Mr and Mrs Deslauriers (the Appellants) are property developers based in Trinidad and Tobago. They entered into a loan facility with Guardian Asset Management Limited (GAM). GAM was a non-bank lender that administered pension, insurance and investment funds. The loan was repayable in full by 2 April 2009 and interest was payable in quarterly instalments. In 2008, the Appellants applied for further lending from GAM and, in 2009, GAM notified the Appellants that it would not advance a further loan to them. The Appellants made the interest payment due in January 2009 but made no further interest payments and failed to repay the principal by 2 April 2009.

The Appellants did not dispute their default under the loan or the moneys owed by them. They issued a counterclaim that essentially blamed GAM for their inability to access further borrowing. The essence of their claim wasthat, pre-contract, GAM should have told them that it had lending limitations, but that it failed to do so. The Appellants' claim was for loss suffered as a result of GAM's alleged misrepresentation and/or negligent misstatement. GAM refused their 2008 application for a second loan on the basis that such further borrowing would take them over lending limits. The Appellants said that, prior to entering the loan facility, they told GAM that the loan in question was only the first tranche of funding they required for a development project. They also said that they were aggressively pursued by GAM for their business, and that, when they asked GAM to compare the terms they were offering against those of other lenders, GAM should have told them that the terms on offer included lending limits.

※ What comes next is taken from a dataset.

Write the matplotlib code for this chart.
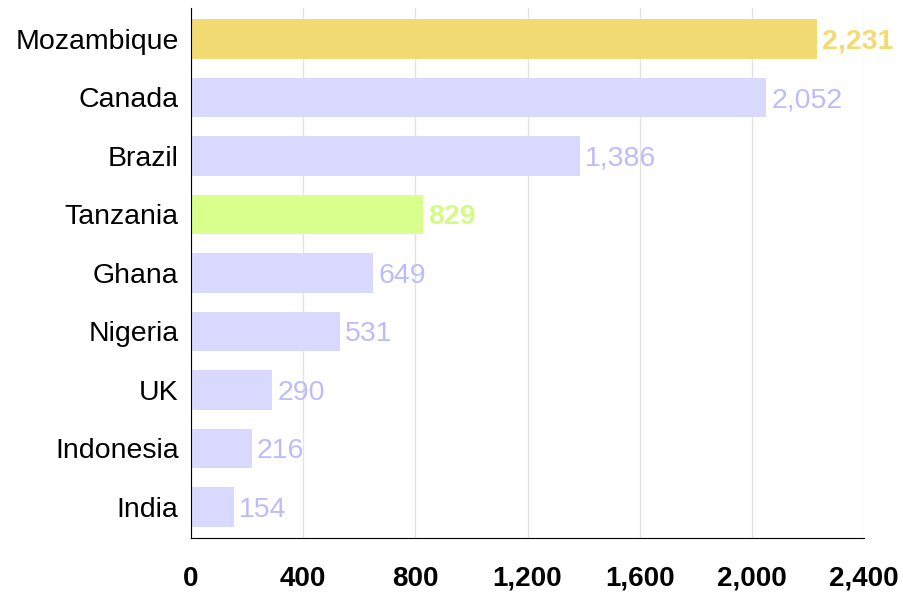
import matplotlib
matplotlib.use('Agg')
import matplotlib.pyplot as plt
from matplotlib.ticker import FuncFormatter

plt.rcParams['font.family'] = ['Liberation Sans', 'DejaVu Sans']

# ========== 数据 ==========
countries = ['Mozambique', 'Canada', 'Brazil', 'Tanzania', 'Ghana',
             'Nigeria', 'UK', 'Indonesia', 'India']
values = [2231, 2052, 1386, 829, 649, 531, 290, 216, 154]
highlight = {'Mozambique': ('#f3db74', '#f3db74'),
             'Tanzania': ('#d9ff8c', '#d4fc85')}
base_color = '#d9d9ff'
base_text = '#bcbcfa'
xticks = [0, 400, 800, 1200, 1600, 2000, 2400]

# ========== 画图 ==========
fig = plt.figure(figsize=(9.04, 5.95), dpi=100)
ax = fig.add_axes([0.2113, 0.0958, 0.7445, 0.8908])

ypos = list(range(len(countries)))
for y, name, v in zip(ypos, countries, values):
    bar_c, txt_c = highlight.get(name, (base_color, base_text))
    ax.barh(y, v, height=0.68, color=bar_c, zorder=2)
    ax.text(v + 18, y, '{:,}'.format(v), va='center_baseline', ha='left',
            fontsize=20.5, color=txt_c,
            fontweight='bold' if name in highlight else 'normal', zorder=3)

ax.set_ylim(len(countries) - 0.47, -0.53)
ax.set_xlim(0, 2400)
ax.set_yticks(ypos)
ax.set_yticklabels(countries, fontsize=20.5)
ax.set_xticks(xticks)
ax.xaxis.set_major_formatter(FuncFormatter(lambda x, p: '{:,}'.format(int(x))))
for lbl in ax.get_xticklabels():
    lbl.set_fontweight('bold')
    lbl.set_fontsize(20)
ax.tick_params(axis='y', length=0, pad=9)
ax.tick_params(axis='x', length=0, pad=20)

ax.grid(axis='x', color='#e3e3e3', lw=1, zorder=0)
ax.set_axisbelow(True)
for s in ['top', 'right']:
    ax.spines[s].set_visible(False)
ax.spines['left'].set_color('black')
ax.spines['bottom'].set_color('black')

plt.savefig('out.png', dpi=100)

GAM's case was that there had in fact been no discussion of future lending, except that Mrs Delauriers had told GAM that she planned to fund the development project from other resources. The Board upheld the decision of the Court of Appeal and first instance court to reject the Appellants' evidence. The Board affirmed that failure to say something that is immaterial is not a misrepresentation. The Board concluded that, as the first instance court had found that there was no evidence of any discussion of future lending, the Appellants' claim for misrepresentation had to fail. If future lending was never discussed, then it could not be a material subject. There was simply no opportunity for GAM to disclose its lending limits so they were irrelevant.

The Board went on to provide some unsurprising commentary on the relationship between a commercial lender and a commercial borrower. They restated that the relationship is an arm's-length one. It is not a relationship of adviser-client. They said it would be very unusual in such a relationship to assume that a commercial lender has a duty to disclose its internal policies or the external influences on its business practices. The Board said that it would still hold this to be the case, even where a borrower indicated that they intended to borrow further sums in the future.